Moreover, that friend-to-friend video call must take place computer to computer. You can't make or receive a Facebook video call to or from a mobile phone, at least not yet. Mobile video is of course possible through certain Skype apps or, say, using Apple's FaceTime video. Mobile is "a totally reasonable place for us to go," Bosworth tells me.
Once on a call, you can't turn off the video and make it an audio-only call as is possible on other services. And while you can tell your chat buddies that you are "offline" and unable to accept a call there aren't specific privacy controls in place that would let you cherry-pick who can call you via video and who cannot—you'd have to un-friend somebody to prevent them from calling.
You also can't share files during a call or have both of you watch, say, a You Tube
video. I also hit a few technical snags—a plug-in crash in Safari, video that froze while I left a message, software that was "temporarily unavailable."
Though mum on specifics, Skype exec Neil Stevens
says the Facebook deal will eventually involve mobile and landline minutes.
The timing is apparently coincidental, but Facebook's video launch comes shortly after the Google+ debut. My first impressions of Google+ are positive, though it's still very early and membership is quite limited. Google+ is built around the conceit of "circles," groups of friends who fit one or more categories, circles for family, work, people you are following and so on. The idea is you can share stuff with one circle of intimates that you would be totally embarrassed to share with another group.
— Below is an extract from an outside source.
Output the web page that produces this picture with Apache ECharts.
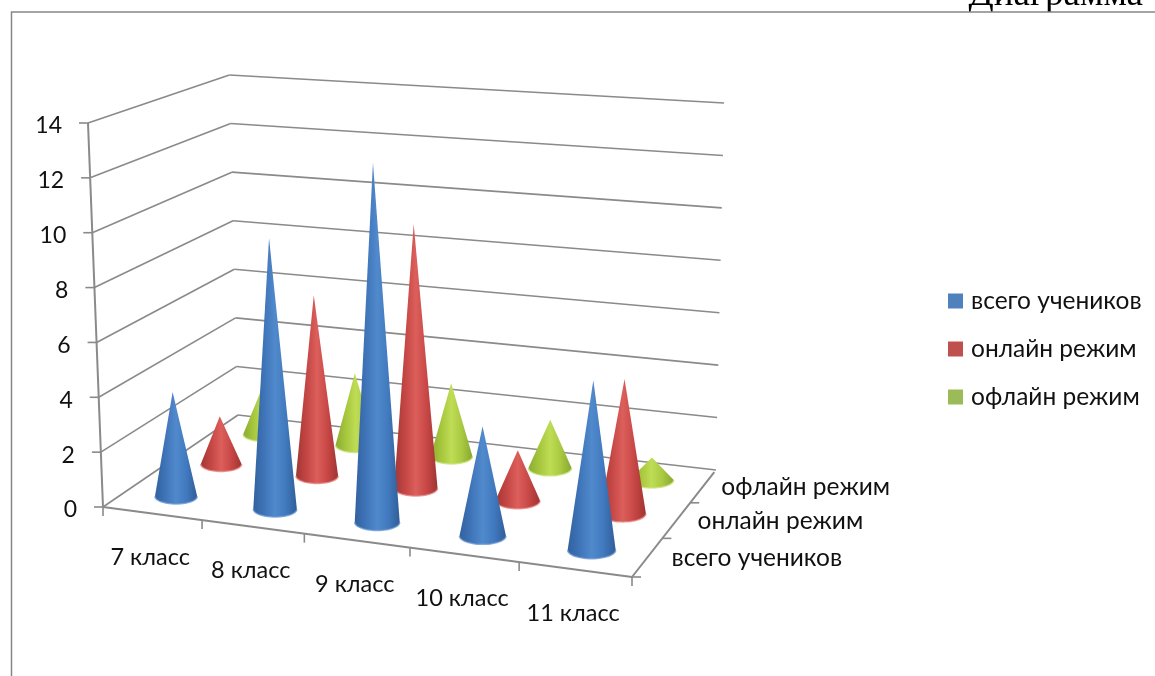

I find the group video chat with up to 10 people who show up when you announce a hangout intriguing. And you can also be in hangout session while watching YouTube video. But one of the two colleagues I hung out with simultaneously encountered some microphone and sound issues.
One word of advice: pay attention to the light on your computer indicating your webcam sees and hear you. I learned the hard way. I had initiated a hangout session when my regular phone rang. As I spoke on the phone I was unaware that a friend dropped in on my hangout. He saw me and heard every word I made on the regular call.